Select lines where the word "this" appears.

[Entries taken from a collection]
Start

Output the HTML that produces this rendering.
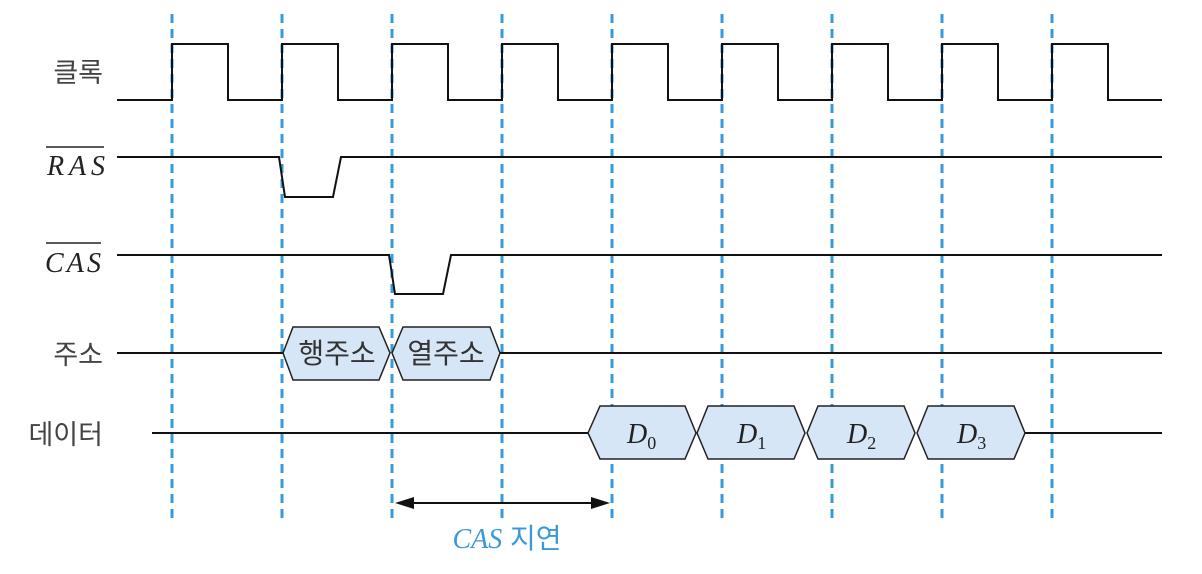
<!DOCTYPE html>
<html><head><meta charset="utf-8"><style>
html,body{margin:0;padding:0;background:#fff;}
svg{display:block;}
.k{font-family:"Liberation Sans","Noto Sans CJK KR",sans-serif;font-size:27px;fill:#444;}
.h{font-family:"Liberation Sans","Noto Sans CJK KR",sans-serif;font-size:28px;fill:#333;}
.m{font-family:"Liberation Serif","Noto Serif CJK SC",serif;font-style:italic;font-size:28px;fill:#222;}
</style></head><body>
<svg width="1202" height="574" viewBox="0 0 1202 574" xmlns="http://www.w3.org/2000/svg">
<g stroke="#3a9ad9" stroke-width="3" stroke-dasharray="9,6">
<line x1="172" y1="14" x2="172" y2="524"/><line x1="282" y1="14" x2="282" y2="524"/>
<line x1="392" y1="14" x2="392" y2="524"/><line x1="502" y1="14" x2="502" y2="524"/>
<line x1="612" y1="14" x2="612" y2="524"/><line x1="722" y1="14" x2="722" y2="524"/>
<line x1="832" y1="14" x2="832" y2="524"/><line x1="942" y1="14" x2="942" y2="524"/>
<line x1="1052" y1="14" x2="1052" y2="524"/>
</g>
<g fill="none" stroke="#111" stroke-width="2">
<polyline points="117,100 172,100 172,44 228,44 228,100 282,100 282,44 338,44 338,100 392,100 392,44 448,44 448,100 502,100 502,44 558,44 558,100 612,100 612,44 668,44 668,100 722,100 722,44 778,44 778,100 832,100 832,44 888,44 888,100 942,100 942,44 998,44 998,100 1052,100 1052,44 1108,44 1108,100 1162,100"/>
<polyline points="117,157 279,157 285,197 333,197 341,157 1162,157"/>
<polyline points="117,255 389,255 395,294 443,294 451,255 1162,255"/>
<line x1="117" y1="353" x2="283" y2="353"/><line x1="500" y1="353" x2="1162" y2="353"/>
<line x1="152" y1="433" x2="588" y2="433"/><line x1="1025" y1="433" x2="1162" y2="433"/>
</g>
<g fill="#d6e6f6" stroke="#222" stroke-width="1.5">
<polygon points="283,353 293,327 379,327 390,353 379,380 293,380"/>
<polygon points="392,353 403,327 490,327 500,353 490,380 403,380"/>
<polygon points="588,433 600,406 685,406 696,433 685,459 600,459"/>
<polygon points="697,433 708,406 794,406 805,433 794,459 708,459"/>
<polygon points="807,433 818,406 904,406 915,433 904,459 818,459"/>
<polygon points="917,433 928,406 1014,406 1025,433 1014,459 928,459"/>
</g>
<text class="h" x="337" y="363" text-anchor="middle">행주소</text>
<text class="h" x="446" y="363" text-anchor="middle">열주소</text>
<text class="m" x="627" y="443">D<tspan font-style="normal" font-size="18" dy="6">0</tspan></text>
<text class="m" x="737" y="443">D<tspan font-style="normal" font-size="18" dy="6">1</tspan></text>
<text class="m" x="847" y="443">D<tspan font-style="normal" font-size="18" dy="6">2</tspan></text>
<text class="m" x="957" y="443">D<tspan font-style="normal" font-size="18" dy="6">3</tspan></text>
<line x1="405" y1="503" x2="600" y2="503" stroke="#111" stroke-width="2"/>
<polygon points="395,503 414,497 414,509" fill="#111"/>
<polygon points="610,503 591,497 591,509" fill="#111"/>
<text x="507" y="548" text-anchor="middle" fill="#3a9ad9" style="font-size:28px"><tspan style="font-family:'Liberation Serif',serif;font-style:italic">CAS</tspan><tspan style="font-family:'Liberation Sans','Noto Sans CJK KR',sans-serif"> 지연</tspan></text>
<text class="k" x="103" y="82" text-anchor="end">클록</text>
<text class="m" x="105" y="175" text-anchor="end" textLength="58">RAS</text>
<line x1="46" y1="147" x2="104" y2="147" stroke="#222" stroke-width="1.5"/>
<text class="m" x="101" y="272" text-anchor="end" textLength="56">CAS</text>
<line x1="46" y1="243" x2="101" y2="243" stroke="#222" stroke-width="1.5"/>
<text class="k" x="103" y="364" text-anchor="end">주소</text>
<text class="k" x="103" y="444" text-anchor="end">데이터</text>
</svg>
</body></html>
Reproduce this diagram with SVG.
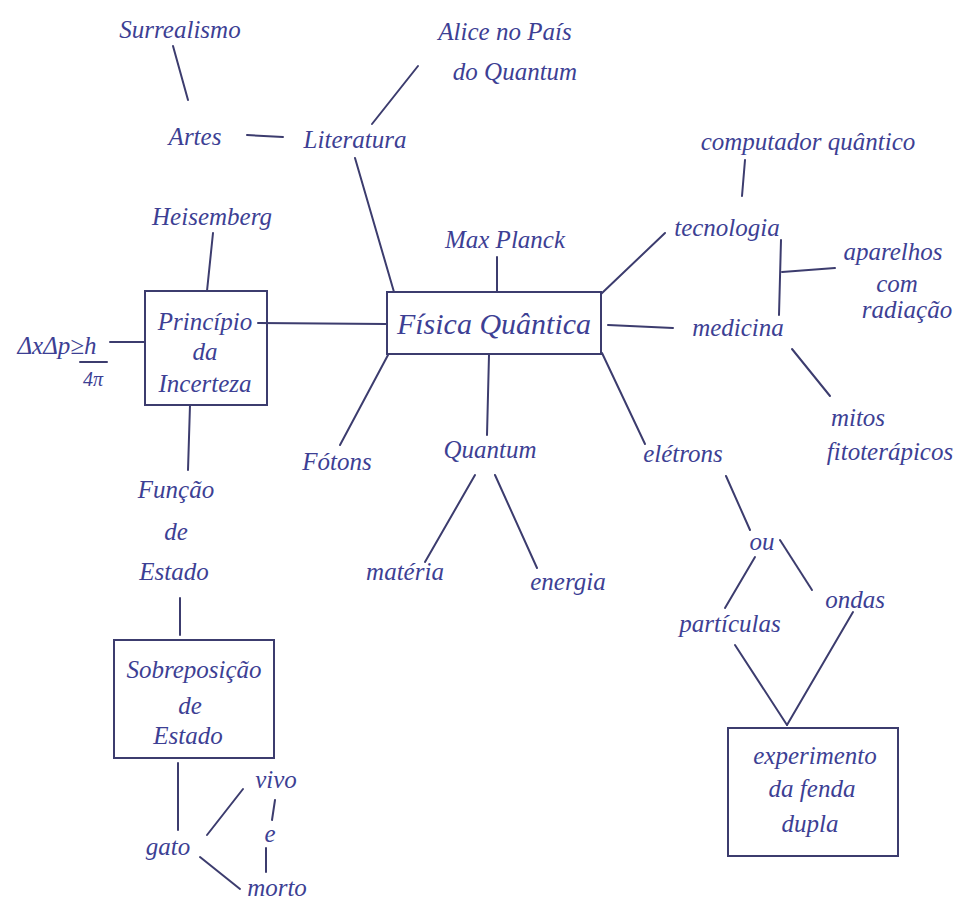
<svg xmlns="http://www.w3.org/2000/svg" width="963" height="902" viewBox="0 0 963 902">
  <style>
    .t { font-family: "Liberation Serif", "DejaVu Serif", serif; font-style: italic; fill: #3d3f94; font-size: 25px; text-anchor: middle; }
    .big { font-size: 30px; }
    .sm { font-size: 20px; }
    .ln { stroke: #3c3c6e; stroke-width: 2; fill: none; stroke-linecap: round; }
    .box { stroke: #3c3c6e; stroke-width: 2; fill: none; }
  </style>
  <rect width="963" height="902" fill="#ffffff"/>

  <!-- connectors -->
  <g id="connectors">
    <line class="ln" x1="173" y1="46" x2="188" y2="100"/>
    <line class="ln" x1="247" y1="135" x2="283" y2="137"/>
    <line class="ln" x1="372" y1="124" x2="418" y2="66"/>
    <line class="ln" x1="355" y1="158" x2="394" y2="292"/>
    <line class="ln" x1="213" y1="233" x2="207" y2="291"/>
    <line class="ln" x1="258" y1="323" x2="386" y2="324"/>
    <line class="ln" x1="110" y1="342" x2="145" y2="342"/>
    <line class="ln" x1="80" y1="362" x2="107" y2="362"/>
    <line class="ln" x1="190" y1="405" x2="188" y2="470"/>
    <line class="ln" x1="180" y1="598" x2="180" y2="635"/>
    <line class="ln" x1="178" y1="763" x2="178" y2="830"/>
    <line class="ln" x1="207" y1="835" x2="243" y2="789"/>
    <line class="ln" x1="275" y1="800" x2="272" y2="820"/>
    <line class="ln" x1="266" y1="848" x2="266" y2="872"/>
    <line class="ln" x1="200" y1="857" x2="240" y2="889"/>
    <line class="ln" x1="497" y1="257" x2="497" y2="292"/>
    <line class="ln" x1="601" y1="294" x2="665" y2="233"/>
    <line class="ln" x1="745" y1="160" x2="742" y2="196"/>
    <line class="ln" x1="781" y1="240" x2="779" y2="315"/>
    <line class="ln" x1="782" y1="272" x2="835" y2="268"/>
    <line class="ln" x1="608" y1="325" x2="673" y2="328"/>
    <line class="ln" x1="792" y1="349" x2="830" y2="396"/>
    <line class="ln" x1="602" y1="353" x2="645" y2="444"/>
    <line class="ln" x1="726" y1="476" x2="750" y2="530"/>
    <line class="ln" x1="755" y1="557" x2="725" y2="608"/>
    <line class="ln" x1="780" y1="540" x2="812" y2="590"/>
    <line class="ln" x1="735" y1="645" x2="787" y2="725"/>
    <line class="ln" x1="853" y1="612" x2="787" y2="725"/>
    <line class="ln" x1="489" y1="355" x2="487" y2="435"/>
    <line class="ln" x1="475" y1="475" x2="425" y2="562"/>
    <line class="ln" x1="495" y1="475" x2="537" y2="568"/>
    <line class="ln" x1="388" y1="355" x2="340" y2="445"/>
  </g>

  <g id="surrealismo"><text class="t" x="180" y="38">Surrealismo</text></g>
  <g id="artes"><text class="t" x="195" y="145">Artes</text></g>
  <g id="literatura"><text class="t" x="355" y="148">Literatura</text></g>
  <g id="alice">
    <text class="t" x="505" y="40">Alice no País</text>
    <text class="t" x="515" y="80">do Quantum</text>
  </g>
  <g id="heisemberg"><text class="t" x="212" y="225">Heisemberg</text></g>
  <g id="principio">
    <rect class="box" x="145" y="291" width="122" height="114"/>
    <text class="t" x="205" y="330">Princípio</text>
    <text class="t" x="205" y="360">da</text>
    <text class="t" x="205" y="392">Incerteza</text>
  </g>
  <g id="formula">
    <text class="t" x="57" y="354">ΔxΔp≥h</text>
    <text class="t sm" x="93" y="386">4π</text>
  </g>
  <g id="funcao">
    <text class="t" x="176" y="498">Função</text>
    <text class="t" x="176" y="540">de</text>
    <text class="t" x="174" y="580">Estado</text>
  </g>
  <g id="sobreposicao">
    <rect class="box" x="114" y="640" width="160" height="118"/>
    <text class="t" x="194" y="678">Sobreposição</text>
    <text class="t" x="190" y="714">de</text>
    <text class="t" x="188" y="744">Estado</text>
  </g>
  <g id="gato"><text class="t" x="168" y="855">gato</text></g>
  <g id="vivo"><text class="t" x="276" y="788">vivo</text></g>
  <g id="e"><text class="t" x="270" y="842">e</text></g>
  <g id="morto"><text class="t" x="277" y="896">morto</text></g>

  <g id="fisica">
    <rect class="box" x="387" y="292" width="214" height="62"/>
    <text class="t big" x="494" y="334">Física Quântica</text>
  </g>
  <g id="planck"><text class="t" x="505" y="248">Max Planck</text></g>
  <g id="tecnologia"><text class="t" x="727" y="236">tecnologia</text></g>
  <g id="computador"><text class="t" x="808" y="150">computador quântico</text></g>
  <g id="aparelhos">
    <text class="t" x="893" y="260">aparelhos</text>
    <text class="t" x="897" y="292">com</text>
    <text class="t" x="907" y="318">radiação</text>
  </g>
  <g id="medicina"><text class="t" x="738" y="336">medicina</text></g>
  <g id="mitos">
    <text class="t" x="858" y="426">mitos</text>
    <text class="t" x="890" y="460">fitoterápicos</text>
  </g>
  <g id="eletrons"><text class="t" x="683" y="462">elétrons</text></g>
  <g id="ou"><text class="t" x="762" y="550">ou</text></g>
  <g id="particulas"><text class="t" x="730" y="632">partículas</text></g>
  <g id="ondas"><text class="t" x="855" y="608">ondas</text></g>
  <g id="experimento">
    <rect class="box" x="728" y="728" width="170" height="128"/>
    <text class="t" x="815" y="764">experimento</text>
    <text class="t" x="812" y="797">da fenda</text>
    <text class="t" x="810" y="832">dupla</text>
  </g>
  <g id="quantum"><text class="t" x="490" y="458">Quantum</text></g>
  <g id="materia"><text class="t" x="405" y="580">matéria</text></g>
  <g id="energia"><text class="t" x="568" y="590">energia</text></g>
  <g id="fotons"><text class="t" x="337" y="470">Fótons</text></g>
</svg>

End

◆ **Complete response**
Output the HTML that produces this rendering.
Reproduce this diagram with SVG.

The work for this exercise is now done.